Pour réaliser ce projet aux allures d'utopie, Zamenhof a pioché avec rigueur dans chacune des langues pour en créer méthodiquement une nouvelle, neutre. Car contrairement aux idées reçues, l'espéranto ne tire pas uniquement ses racines de l'Occident. Une rapide analyse linguistique suffit à démontrer la diversité des origines de cet idiome. Les sonorités de la langue rappellent celles de l'italien, avec beaucoup de voyelles, et le vocabulaire semble tiré du latin. En y prêtant un peu plus d'attention, on discerne des racines germaniques et anglo-saxonnes. Dans la construction grammaticale, se retrouvent les traces du grec, de l'arabe et de l'hébreu. Visuellement, les nombreux accents circonflexes donnent aux mots une couleur slovène ou croate. Le même système d'affixe que pour le japonais, le turc ou le hongrois est utilisé, ce qui le rend plus accessible aux Orientaux que les langues latines qui nous sont familières.

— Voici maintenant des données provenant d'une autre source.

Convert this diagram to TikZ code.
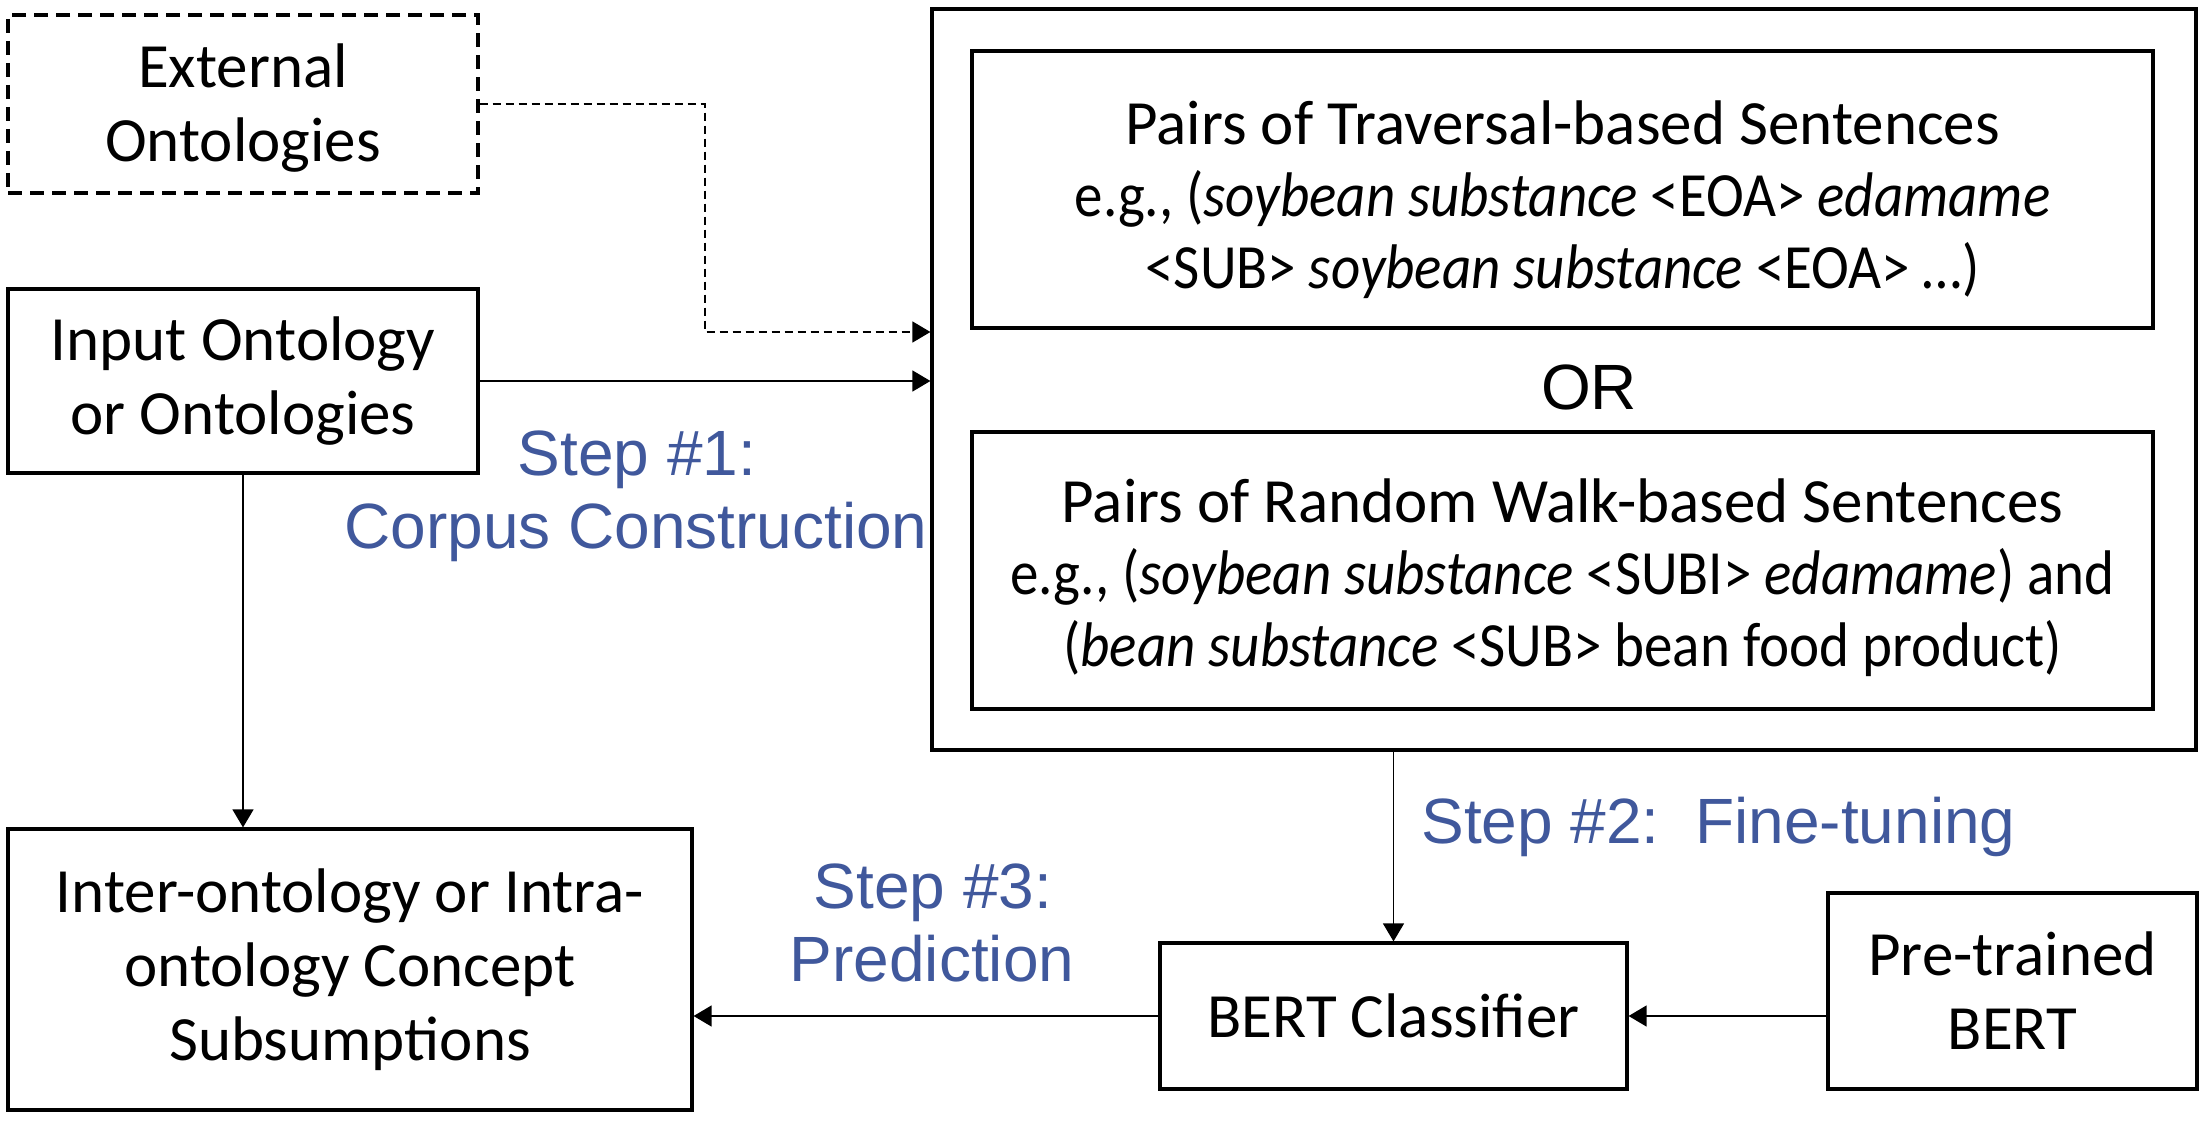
\documentclass[tikz,border=0pt]{standalone}
\usepackage{fontspec}
\usepackage{graphicx}
\setmainfont{Carlito}
\newfontfamily\arialf{Liberation Sans}
\usetikzlibrary{arrows.meta,calc}
\definecolor{stepblue}{RGB}{64,88,156}
\newcommand{\sq}[1]{\scalebox{0.905}[1]{#1}}
\begin{document}
\begin{tikzpicture}[x=0.5pt,y=-0.5pt,
  box/.style={draw,line width=1.6pt,inner sep=0pt,align=center,font=\fontsize{31.5}{37}\selectfont},
  txt/.style={inner sep=0pt,align=center,font=\fontsize{31.5}{36}\selectfont},
  conn/.style={line width=0.7pt,-{Triangle[length=9pt,width=10.5pt]}},
  dconn/.style={conn,dash pattern=on 4pt off 2.5pt},
  steplbl/.style={text=stepblue,font=\arialf\fontsize{32}{37}\selectfont,inner sep=0pt},
]
\useasboundingbox (0,0) rectangle (2211,1123);

% boxes
\node[box,minimum width=235pt,minimum height=89pt,dash pattern=on 7pt off 4pt] (ext) at (243,104) {};
\node[txt,font=\fontsize{31.5}{37}\selectfont] (exttxt) at (243,108) {External\\Ontologies};
\node[box,minimum width=235pt,minimum height=92pt] (inp) at (243,381) {Input Ontology\\or Ontologies};
\node[box,minimum width=632pt,minimum height=370.5pt] (outer) at (1564,379.5) {};
\node[box,minimum width=590.5pt,minimum height=138.5pt] (trav) at (1562.5,189.5) {};
\node[txt] (travtxt) at (1562.5,199.5)
  {Pairs of Traversal-based Sentences\\
   \sq{e.g., (\textit{soybean substance} <EOA> \textit{edamame}}\\
   \sq{<SUB> \textit{soybean substance} <EOA> …)}};
\node[inner sep=0pt,font=\arialf\fontsize{32}{37}\selectfont,anchor=base] (or) at (1589,409) {OR};
\node[box,minimum width=590.5pt,minimum height=138.5pt] (rand) at (1562.5,570.5) {};
\node[txt] (randtxt) at (1562.5,577.5)
  {Pairs of Random Walk-based Sentences\\
   \sq{e.g., (\textit{soybean substance} <SUBI> \textit{edamame}) and}\\
   \sq{(\textit{bean substance} <SUB> bean food product)}};
\node[box,minimum width=342pt,minimum height=140.5pt] (inter) at (350,969.5)
  {Inter-ontology or Intra-\\ontology Concept\\Subsumptions};
\node[box,minimum width=233.5pt,minimum height=73pt] (bert) at (1393.5,1016) {BERT Classifier};
\node[box,minimum width=184.5pt,minimum height=98pt] (pre) at (2012.5,991) {Pre-trained\\BERT};

% step labels
\node[steplbl,anchor=base] (s1a) at (637,475) {Step \#1:};
\node[steplbl,anchor=base] (s1b) at (636,548) {Corpus Construction};
\node[steplbl,anchor=base west] (s2) at (1421,843) {Step \#2:\ \ Fine-tuning};
\node[steplbl,anchor=base] (s3a) at (933,908) {Step \#3:};
\node[steplbl,anchor=base] (s3b) at (932,981) {Prediction};

% connectors
\coordinate (dj) at (705,332);
\draw[dconn] (ext.east) -| (dj) -- (outer.west |- dj);
\draw[conn] (inp.east) -- (outer.west |- inp.east);
\draw[conn] (inp.south) -- (inter.north -| inp.south);
\draw[conn] (outer.south -| bert.north) -- (bert.north);
\draw[conn] (pre.west |- bert.east) -- (bert.east);
\draw[conn] (bert.west) -- (inter.east |- bert.west);
\end{tikzpicture}
\end{document}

« Une langue neutre qui, en parallèle de la langue maternelle de chacun,
servira à comprendre l'autre sans lui imposer son mode de pensée. » Zamenhof

Une langue universelle, très bien mais… pourquoi en inventer une nouvelle, pourquoi ne pas se servir d'une langue qui existe déjà comme… l'anglais ? La question vous brûlait les lèvres, la voilà posée. L'espéranto serait-il l'expression d'un anti-américanisme primaire ? Parler espéranto, ce n'est pas lutter contre les anglophones, loin s'en faut. L'espéranto est a-national, c'est-à-dire qu'il n'est ni la propriété d'un peuple, ni celle d'une culture. Dans une conversation en espéranto, le rapport entre les deux interlocuteurs est donc forcément d'égal à égal, car il n'est pas la langue maternelle de l'un ou de l'autre. Ainsi, comme nous l'explique Juliette Ternant, membre historique de l'association SAT Amikaro et espérantophone depuis plus de cinquante ans, « l'anglais appartient aux anglophones. Quelqu'un qui n'est pas anglophone ne va pas maîtriser la langue comme l'autre dont c'est la langue maternelle. Alors que l'espéranto, tout le monde a fait l'effort de l'apprendre. L'espéranto n'appartient à personne et il appartient à tout le monde ».

Par ailleurs, l'espéranto ne se pratique pas dans les mêmes circonstances que l'anglais. Si on speak english dans quasiment tous les hôtels et dans un réseau touristique mondial, quand on en sort, ce n'est pas forcément le cas. Au fin fond de la Bulgarie, vous êtes plus certain de tomber sur des paysans espérantistes que sur un complexe touristique. Pour le moment, du moins.
Avec l'espéranto, pas question de faire concurrence à l'anglais : les deux langues ne jouent tout simplement pas sur le même terrain. Pour Cyrille, secrétaire de l'association Espéranto-Jeunes, la démarche n'a rien à voir : « On cherche à proposer une langue sans imposer une culture et un marché, comme ce qui se passe avec l'anglais. Il y a une suprématie de l'anglais parce que la loi du marché a imposé cette langue, et même si on ne force pas physiquement les gens à l'apprendre, ils ne peuvent pas faire autrement. Nous, on n'est pas du tout dans la même optique, les personnes qui apprennent l'espéranto le font parce qu'elles l'ont voulu. On s'est toujours posé en tant qu'alternative plutôt qu'en concurrent ».

Cyrille a ainsi expérimenté ce décalage lors d'un séjour au Mexique : « Quand je parlais anglais, le rapport était superficiel, c'était très commercial. Les premières personnes qui te parlaient, c'était souvent pour avoir de l'argent. Avec l'espéranto, c'était plus un rapport culturel. Les espérantistes que j'ai rencontrés m'ont fait visiter la ville, voulaient me montrer tel ou tel musée. Je l'ai vécu comme une langue culturelle, pas comme une langue touristique ».